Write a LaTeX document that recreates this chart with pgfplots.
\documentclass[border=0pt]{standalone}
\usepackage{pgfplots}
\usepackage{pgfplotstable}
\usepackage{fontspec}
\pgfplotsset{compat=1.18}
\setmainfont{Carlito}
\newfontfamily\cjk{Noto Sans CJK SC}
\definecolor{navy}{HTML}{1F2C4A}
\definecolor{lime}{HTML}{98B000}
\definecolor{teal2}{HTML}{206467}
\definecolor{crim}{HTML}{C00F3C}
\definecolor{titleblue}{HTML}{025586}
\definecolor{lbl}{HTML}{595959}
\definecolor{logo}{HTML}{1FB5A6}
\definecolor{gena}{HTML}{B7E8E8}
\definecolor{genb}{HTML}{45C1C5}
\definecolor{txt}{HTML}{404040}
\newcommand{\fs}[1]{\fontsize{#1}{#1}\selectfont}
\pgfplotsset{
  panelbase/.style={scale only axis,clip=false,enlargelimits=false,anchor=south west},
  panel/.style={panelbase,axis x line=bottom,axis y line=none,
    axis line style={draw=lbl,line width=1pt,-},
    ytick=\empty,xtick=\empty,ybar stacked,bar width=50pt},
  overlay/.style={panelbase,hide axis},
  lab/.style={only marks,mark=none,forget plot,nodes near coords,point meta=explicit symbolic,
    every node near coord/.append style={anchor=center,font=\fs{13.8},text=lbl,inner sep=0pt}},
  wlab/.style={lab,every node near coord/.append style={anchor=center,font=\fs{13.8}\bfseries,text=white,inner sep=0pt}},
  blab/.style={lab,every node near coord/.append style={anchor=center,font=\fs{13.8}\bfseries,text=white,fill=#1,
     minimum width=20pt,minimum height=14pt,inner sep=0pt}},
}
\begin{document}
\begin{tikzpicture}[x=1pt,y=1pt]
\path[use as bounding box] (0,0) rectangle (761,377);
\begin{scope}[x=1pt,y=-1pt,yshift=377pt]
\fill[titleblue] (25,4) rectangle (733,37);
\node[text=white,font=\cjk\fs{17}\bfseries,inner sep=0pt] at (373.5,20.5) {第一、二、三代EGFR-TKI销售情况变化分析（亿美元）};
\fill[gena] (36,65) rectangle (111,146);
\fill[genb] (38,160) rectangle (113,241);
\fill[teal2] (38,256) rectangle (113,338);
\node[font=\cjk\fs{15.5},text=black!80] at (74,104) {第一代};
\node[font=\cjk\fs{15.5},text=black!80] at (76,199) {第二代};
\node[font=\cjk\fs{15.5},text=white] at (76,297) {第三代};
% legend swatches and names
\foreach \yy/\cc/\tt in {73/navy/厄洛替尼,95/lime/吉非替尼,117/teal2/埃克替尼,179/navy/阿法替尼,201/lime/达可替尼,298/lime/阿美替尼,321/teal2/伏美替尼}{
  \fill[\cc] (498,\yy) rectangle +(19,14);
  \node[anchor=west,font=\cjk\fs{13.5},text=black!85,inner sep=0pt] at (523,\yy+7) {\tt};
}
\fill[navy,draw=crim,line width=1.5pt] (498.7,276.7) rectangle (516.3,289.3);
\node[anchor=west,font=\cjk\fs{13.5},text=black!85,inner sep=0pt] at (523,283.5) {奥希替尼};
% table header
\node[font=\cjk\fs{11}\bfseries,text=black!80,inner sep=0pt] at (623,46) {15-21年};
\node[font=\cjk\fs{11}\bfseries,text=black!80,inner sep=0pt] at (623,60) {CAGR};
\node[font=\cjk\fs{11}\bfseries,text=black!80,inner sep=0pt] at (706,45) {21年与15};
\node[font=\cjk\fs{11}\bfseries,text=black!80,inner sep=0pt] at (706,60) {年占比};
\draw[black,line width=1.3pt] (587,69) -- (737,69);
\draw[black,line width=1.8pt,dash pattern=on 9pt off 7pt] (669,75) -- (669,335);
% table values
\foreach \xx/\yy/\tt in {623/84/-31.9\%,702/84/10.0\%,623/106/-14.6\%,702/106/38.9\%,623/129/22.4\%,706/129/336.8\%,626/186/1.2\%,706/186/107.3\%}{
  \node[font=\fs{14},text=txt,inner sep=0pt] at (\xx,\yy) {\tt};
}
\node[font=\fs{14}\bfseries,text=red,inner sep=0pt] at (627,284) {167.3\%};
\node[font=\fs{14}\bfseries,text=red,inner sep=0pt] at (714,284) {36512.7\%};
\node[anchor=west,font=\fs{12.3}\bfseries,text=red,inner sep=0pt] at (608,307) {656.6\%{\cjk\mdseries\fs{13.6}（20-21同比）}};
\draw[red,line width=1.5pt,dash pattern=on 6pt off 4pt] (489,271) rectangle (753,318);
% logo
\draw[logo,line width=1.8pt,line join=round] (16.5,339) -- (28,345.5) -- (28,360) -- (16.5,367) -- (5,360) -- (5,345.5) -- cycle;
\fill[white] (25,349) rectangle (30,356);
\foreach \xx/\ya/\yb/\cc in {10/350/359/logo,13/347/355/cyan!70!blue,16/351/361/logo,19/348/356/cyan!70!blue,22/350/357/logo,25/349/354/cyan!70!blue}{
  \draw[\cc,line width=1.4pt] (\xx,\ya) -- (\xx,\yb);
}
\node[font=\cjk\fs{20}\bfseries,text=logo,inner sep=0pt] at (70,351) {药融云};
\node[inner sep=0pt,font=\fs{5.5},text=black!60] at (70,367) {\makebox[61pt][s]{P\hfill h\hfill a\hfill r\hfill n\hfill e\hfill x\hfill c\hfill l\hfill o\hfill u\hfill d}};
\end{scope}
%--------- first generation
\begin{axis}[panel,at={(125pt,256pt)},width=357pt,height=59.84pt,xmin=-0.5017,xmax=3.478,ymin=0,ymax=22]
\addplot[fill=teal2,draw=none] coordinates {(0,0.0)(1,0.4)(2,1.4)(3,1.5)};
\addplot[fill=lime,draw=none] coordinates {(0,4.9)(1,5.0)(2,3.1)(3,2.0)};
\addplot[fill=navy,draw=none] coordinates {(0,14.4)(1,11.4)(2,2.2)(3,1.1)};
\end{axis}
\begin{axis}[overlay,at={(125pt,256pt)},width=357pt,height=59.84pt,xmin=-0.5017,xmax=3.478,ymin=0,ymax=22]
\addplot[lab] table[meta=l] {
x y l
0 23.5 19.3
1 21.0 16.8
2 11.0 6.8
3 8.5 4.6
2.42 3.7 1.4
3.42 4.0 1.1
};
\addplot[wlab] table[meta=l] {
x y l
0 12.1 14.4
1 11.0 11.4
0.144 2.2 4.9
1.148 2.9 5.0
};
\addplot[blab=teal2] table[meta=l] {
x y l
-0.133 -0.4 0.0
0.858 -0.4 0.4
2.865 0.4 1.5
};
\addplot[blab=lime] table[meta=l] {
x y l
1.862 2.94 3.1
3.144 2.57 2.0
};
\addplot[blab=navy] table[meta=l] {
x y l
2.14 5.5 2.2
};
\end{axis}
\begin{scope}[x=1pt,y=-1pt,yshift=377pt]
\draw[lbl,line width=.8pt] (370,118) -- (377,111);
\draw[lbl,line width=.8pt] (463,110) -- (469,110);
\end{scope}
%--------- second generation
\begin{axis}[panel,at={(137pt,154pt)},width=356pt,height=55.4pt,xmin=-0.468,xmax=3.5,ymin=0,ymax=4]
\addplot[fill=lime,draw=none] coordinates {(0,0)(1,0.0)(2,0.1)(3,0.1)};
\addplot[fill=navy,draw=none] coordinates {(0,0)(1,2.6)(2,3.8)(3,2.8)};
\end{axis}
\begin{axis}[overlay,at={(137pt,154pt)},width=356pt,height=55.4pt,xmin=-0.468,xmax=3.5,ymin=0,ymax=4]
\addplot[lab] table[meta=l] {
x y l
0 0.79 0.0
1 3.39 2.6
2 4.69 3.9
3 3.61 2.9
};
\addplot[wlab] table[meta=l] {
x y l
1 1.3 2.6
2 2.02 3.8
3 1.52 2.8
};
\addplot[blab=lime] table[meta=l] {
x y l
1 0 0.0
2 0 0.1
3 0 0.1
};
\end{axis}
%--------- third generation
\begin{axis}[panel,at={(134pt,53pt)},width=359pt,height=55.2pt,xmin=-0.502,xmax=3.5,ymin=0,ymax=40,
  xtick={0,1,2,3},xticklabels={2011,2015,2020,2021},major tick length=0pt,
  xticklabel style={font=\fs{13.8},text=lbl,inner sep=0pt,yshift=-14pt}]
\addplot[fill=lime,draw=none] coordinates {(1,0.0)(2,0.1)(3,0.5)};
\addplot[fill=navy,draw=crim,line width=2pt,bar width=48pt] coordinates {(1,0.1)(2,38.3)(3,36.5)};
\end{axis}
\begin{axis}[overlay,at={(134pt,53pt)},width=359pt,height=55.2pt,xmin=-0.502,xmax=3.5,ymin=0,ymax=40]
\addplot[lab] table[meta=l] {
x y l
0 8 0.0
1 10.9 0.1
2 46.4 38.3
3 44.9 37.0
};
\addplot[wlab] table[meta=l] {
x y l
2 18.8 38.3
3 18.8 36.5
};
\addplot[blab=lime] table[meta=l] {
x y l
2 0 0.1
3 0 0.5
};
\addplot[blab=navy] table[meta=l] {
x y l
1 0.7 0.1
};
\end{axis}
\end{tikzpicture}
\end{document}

+++++

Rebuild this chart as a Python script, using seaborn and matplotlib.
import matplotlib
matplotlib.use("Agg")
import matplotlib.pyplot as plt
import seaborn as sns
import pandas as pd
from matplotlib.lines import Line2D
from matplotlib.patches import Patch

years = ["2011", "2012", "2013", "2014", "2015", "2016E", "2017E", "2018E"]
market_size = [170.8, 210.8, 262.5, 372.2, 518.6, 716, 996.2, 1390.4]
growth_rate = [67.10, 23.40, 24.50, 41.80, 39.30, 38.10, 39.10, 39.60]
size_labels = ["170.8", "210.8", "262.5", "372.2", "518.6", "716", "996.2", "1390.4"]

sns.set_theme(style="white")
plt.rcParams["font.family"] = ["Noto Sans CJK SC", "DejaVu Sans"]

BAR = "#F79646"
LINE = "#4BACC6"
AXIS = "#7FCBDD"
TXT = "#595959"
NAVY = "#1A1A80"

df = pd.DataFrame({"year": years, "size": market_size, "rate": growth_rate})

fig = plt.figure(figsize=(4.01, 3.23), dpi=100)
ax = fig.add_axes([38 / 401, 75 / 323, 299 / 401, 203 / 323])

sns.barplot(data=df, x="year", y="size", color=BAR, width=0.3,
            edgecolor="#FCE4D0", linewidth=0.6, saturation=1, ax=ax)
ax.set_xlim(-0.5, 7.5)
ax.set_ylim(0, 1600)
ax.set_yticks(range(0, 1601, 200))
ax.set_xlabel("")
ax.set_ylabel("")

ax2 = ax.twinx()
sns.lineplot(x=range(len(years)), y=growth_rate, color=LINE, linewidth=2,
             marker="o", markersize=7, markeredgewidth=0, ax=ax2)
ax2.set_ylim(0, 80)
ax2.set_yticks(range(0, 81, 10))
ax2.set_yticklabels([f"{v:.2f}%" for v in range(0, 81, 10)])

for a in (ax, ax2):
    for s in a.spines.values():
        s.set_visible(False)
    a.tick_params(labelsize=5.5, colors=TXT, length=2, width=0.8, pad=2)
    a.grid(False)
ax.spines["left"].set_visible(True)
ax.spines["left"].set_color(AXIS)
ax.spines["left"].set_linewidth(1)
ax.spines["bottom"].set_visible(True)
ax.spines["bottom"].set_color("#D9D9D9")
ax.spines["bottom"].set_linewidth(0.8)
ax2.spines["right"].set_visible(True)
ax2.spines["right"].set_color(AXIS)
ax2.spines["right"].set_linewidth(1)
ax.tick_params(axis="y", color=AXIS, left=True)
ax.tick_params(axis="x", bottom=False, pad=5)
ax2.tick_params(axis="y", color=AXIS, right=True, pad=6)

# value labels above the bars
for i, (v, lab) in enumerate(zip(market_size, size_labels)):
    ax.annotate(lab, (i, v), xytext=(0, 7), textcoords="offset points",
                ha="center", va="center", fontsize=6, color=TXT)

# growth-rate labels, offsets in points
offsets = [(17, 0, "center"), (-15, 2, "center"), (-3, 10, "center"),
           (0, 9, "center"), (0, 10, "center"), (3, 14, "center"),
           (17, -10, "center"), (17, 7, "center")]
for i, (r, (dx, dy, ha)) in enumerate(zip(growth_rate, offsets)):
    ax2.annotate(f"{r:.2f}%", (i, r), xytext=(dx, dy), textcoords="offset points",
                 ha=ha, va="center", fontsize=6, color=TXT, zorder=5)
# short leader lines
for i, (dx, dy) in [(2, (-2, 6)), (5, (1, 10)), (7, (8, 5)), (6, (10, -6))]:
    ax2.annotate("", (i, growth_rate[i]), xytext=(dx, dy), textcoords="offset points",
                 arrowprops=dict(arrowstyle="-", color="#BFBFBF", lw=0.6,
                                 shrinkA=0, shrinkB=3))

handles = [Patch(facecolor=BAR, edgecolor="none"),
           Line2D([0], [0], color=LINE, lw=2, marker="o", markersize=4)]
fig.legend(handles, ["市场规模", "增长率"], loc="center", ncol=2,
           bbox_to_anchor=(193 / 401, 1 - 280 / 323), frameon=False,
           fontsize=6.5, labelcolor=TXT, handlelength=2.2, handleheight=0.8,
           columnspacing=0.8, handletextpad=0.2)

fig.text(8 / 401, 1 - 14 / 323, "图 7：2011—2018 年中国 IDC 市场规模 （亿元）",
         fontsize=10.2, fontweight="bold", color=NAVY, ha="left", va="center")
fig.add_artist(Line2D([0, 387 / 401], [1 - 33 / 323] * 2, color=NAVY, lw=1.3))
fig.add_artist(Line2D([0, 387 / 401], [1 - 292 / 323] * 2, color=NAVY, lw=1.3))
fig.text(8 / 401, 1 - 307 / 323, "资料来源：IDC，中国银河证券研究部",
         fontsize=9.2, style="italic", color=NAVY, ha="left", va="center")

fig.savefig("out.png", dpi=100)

+++++

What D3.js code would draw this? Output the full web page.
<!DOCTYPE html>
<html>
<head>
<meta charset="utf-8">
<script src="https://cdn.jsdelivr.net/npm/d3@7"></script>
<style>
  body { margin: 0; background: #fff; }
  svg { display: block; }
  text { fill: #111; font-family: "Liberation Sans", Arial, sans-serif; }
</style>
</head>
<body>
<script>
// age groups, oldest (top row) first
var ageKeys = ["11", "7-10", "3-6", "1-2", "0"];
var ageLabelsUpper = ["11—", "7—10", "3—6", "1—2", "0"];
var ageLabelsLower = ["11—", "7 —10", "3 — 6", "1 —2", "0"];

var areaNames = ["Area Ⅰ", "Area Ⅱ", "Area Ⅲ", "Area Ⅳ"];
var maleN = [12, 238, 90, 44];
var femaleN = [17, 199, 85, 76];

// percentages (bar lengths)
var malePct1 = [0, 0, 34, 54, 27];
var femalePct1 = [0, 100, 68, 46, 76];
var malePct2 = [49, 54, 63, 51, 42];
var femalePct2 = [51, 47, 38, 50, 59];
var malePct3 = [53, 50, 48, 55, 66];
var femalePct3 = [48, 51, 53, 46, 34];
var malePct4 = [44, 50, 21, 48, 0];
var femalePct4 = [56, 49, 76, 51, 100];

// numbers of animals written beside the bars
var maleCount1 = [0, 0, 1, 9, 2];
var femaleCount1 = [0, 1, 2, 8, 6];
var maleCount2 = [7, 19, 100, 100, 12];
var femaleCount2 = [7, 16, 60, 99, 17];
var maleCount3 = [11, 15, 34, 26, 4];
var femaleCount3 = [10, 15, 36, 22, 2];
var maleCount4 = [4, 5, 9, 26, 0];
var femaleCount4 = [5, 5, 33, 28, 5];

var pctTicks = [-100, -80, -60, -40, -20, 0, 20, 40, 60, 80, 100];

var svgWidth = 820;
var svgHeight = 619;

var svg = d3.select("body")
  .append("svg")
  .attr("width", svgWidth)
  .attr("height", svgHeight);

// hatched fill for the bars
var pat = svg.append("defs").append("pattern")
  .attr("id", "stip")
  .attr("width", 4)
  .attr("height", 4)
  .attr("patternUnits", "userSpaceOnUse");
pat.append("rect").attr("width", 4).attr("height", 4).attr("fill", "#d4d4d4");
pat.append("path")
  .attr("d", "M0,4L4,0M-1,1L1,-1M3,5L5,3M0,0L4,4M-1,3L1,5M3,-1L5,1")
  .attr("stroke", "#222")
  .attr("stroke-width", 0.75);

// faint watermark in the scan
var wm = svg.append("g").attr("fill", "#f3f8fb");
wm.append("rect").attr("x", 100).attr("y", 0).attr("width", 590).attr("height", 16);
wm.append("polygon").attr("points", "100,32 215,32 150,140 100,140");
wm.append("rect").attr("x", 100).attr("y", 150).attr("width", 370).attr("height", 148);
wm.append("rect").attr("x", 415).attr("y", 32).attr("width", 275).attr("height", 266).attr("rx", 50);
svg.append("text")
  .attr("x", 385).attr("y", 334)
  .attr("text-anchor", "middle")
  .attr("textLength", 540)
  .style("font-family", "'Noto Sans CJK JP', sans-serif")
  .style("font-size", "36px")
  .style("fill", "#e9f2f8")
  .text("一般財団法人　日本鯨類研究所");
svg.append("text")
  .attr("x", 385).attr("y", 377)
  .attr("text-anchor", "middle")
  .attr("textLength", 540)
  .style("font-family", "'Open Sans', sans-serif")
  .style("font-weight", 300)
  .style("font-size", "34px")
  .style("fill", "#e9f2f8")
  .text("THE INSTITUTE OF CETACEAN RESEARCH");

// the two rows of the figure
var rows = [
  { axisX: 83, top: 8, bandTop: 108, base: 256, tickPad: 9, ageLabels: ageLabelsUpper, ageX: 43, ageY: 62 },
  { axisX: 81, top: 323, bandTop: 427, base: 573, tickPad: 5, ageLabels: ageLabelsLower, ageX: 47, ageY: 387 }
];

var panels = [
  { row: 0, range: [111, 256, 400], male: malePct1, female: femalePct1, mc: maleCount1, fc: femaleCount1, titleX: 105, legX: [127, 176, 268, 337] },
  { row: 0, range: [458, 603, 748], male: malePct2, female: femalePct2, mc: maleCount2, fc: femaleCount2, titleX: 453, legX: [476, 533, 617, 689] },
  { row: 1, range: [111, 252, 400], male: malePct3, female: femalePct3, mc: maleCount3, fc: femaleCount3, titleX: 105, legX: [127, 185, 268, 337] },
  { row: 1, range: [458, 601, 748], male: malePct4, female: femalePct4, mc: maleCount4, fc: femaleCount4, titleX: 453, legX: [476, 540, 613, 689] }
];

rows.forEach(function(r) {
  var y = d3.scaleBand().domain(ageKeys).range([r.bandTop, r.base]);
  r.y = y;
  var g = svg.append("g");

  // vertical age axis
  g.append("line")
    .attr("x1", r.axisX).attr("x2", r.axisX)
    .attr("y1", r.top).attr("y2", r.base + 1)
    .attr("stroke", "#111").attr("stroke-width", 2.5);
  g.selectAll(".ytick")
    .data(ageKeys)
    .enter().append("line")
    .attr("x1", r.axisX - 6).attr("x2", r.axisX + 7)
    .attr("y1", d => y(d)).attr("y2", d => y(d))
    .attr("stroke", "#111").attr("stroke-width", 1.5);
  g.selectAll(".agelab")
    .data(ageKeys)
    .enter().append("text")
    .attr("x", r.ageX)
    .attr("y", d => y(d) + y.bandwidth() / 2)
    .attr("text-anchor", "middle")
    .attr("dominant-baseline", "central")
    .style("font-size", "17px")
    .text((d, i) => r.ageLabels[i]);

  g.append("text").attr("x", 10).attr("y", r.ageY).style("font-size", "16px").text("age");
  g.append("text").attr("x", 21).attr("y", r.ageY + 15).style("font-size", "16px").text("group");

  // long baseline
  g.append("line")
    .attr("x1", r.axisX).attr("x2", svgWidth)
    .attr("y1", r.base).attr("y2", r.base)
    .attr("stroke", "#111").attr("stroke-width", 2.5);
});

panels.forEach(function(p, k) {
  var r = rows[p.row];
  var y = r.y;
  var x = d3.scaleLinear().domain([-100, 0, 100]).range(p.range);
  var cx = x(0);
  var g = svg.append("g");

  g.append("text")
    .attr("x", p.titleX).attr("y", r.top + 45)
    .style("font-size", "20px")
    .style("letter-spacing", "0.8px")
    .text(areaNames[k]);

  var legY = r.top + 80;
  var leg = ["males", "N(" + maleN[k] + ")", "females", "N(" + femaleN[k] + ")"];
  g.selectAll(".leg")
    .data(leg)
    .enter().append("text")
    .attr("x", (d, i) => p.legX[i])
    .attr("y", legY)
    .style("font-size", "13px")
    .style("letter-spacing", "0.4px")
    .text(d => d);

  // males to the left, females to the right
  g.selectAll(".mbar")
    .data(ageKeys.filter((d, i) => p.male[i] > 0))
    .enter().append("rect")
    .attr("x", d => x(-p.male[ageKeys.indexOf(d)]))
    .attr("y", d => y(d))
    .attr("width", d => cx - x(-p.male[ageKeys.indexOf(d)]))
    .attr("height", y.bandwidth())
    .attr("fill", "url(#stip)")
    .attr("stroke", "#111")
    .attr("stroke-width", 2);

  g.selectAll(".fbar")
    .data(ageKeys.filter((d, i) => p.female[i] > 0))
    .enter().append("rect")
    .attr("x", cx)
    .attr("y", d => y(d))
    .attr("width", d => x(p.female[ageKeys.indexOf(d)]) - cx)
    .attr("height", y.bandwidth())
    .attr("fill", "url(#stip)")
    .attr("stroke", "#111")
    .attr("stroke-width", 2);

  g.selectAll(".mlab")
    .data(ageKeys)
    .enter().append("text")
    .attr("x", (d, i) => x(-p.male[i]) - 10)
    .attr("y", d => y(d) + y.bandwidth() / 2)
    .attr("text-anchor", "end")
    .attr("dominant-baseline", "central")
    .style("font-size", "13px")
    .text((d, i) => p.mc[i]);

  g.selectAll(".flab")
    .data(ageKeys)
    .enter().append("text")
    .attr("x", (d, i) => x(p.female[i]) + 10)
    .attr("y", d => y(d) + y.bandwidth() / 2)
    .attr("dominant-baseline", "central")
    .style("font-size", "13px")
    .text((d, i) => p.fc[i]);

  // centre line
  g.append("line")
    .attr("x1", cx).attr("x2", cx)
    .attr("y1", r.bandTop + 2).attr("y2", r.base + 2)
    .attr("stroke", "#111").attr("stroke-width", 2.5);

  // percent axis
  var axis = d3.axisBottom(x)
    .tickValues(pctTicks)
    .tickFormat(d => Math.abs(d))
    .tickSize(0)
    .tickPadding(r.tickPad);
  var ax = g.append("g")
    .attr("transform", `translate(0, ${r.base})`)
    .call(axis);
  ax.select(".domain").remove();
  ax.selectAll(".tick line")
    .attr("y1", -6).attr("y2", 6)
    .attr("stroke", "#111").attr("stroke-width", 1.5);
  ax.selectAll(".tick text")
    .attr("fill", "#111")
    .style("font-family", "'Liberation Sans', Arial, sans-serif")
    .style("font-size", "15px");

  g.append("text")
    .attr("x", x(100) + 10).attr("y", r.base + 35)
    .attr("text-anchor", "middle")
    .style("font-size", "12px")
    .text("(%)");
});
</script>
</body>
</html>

+++++

- [EXERCISE TASK] Quote nothing but the lines that run from the line containing "Rebuild this chart" through the line containing "color=AXIS, right=True, pad=6)", keeping both of them word for word.

- [REPLY]
Rebuild this chart as a Python script, using seaborn and matplotlib.
import matplotlib
matplotlib.use("Agg")
import matplotlib.pyplot as plt
import seaborn as sns
import pandas as pd
from matplotlib.lines import Line2D
from matplotlib.patches import Patch

years = ["2011", "2012", "2013", "2014", "2015", "2016E", "2017E", "2018E"]
market_size = [170.8, 210.8, 262.5, 372.2, 518.6, 716, 996.2, 1390.4]
growth_rate = [67.10, 23.40, 24.50, 41.80, 39.30, 38.10, 39.10, 39.60]
size_labels = ["170.8", "210.8", "262.5", "372.2", "518.6", "716", "996.2", "1390.4"]

sns.set_theme(style="white")
plt.rcParams["font.family"] = ["Noto Sans CJK SC", "DejaVu Sans"]

BAR = "#F79646"
LINE = "#4BACC6"
AXIS = "#7FCBDD"
TXT = "#595959"
NAVY = "#1A1A80"

df = pd.DataFrame({"year": years, "size": market_size, "rate": growth_rate})

fig = plt.figure(figsize=(4.01, 3.23), dpi=100)
ax = fig.add_axes([38 / 401, 75 / 323, 299 / 401, 203 / 323])

sns.barplot(data=df, x="year", y="size", color=BAR, width=0.3,
            edgecolor="#FCE4D0", linewidth=0.6, saturation=1, ax=ax)
ax.set_xlim(-0.5, 7.5)
ax.set_ylim(0, 1600)
ax.set_yticks(range(0, 1601, 200))
ax.set_xlabel("")
ax.set_ylabel("")

ax2 = ax.twinx()
sns.lineplot(x=range(len(years)), y=growth_rate, color=LINE, linewidth=2,
             marker="o", markersize=7, markeredgewidth=0, ax=ax2)
ax2.set_ylim(0, 80)
ax2.set_yticks(range(0, 81, 10))
ax2.set_yticklabels([f"{v:.2f}%" for v in range(0, 81, 10)])

for a in (ax, ax2):
    for s in a.spines.values():
        s.set_visible(False)
    a.tick_params(labelsize=5.5, colors=TXT, length=2, width=0.8, pad=2)
    a.grid(False)
ax.spines["left"].set_visible(True)
ax.spines["left"].set_color(AXIS)
ax.spines["left"].set_linewidth(1)
ax.spines["bottom"].set_visible(True)
ax.spines["bottom"].set_color("#D9D9D9")
ax.spines["bottom"].set_linewidth(0.8)
ax2.spines["right"].set_visible(True)
ax2.spines["right"].set_color(AXIS)
ax2.spines["right"].set_linewidth(1)
ax.tick_params(axis="y", color=AXIS, left=True)
ax.tick_params(axis="x", bottom=False, pad=5)
ax2.tick_params(axis="y", color=AXIS, right=True, pad=6)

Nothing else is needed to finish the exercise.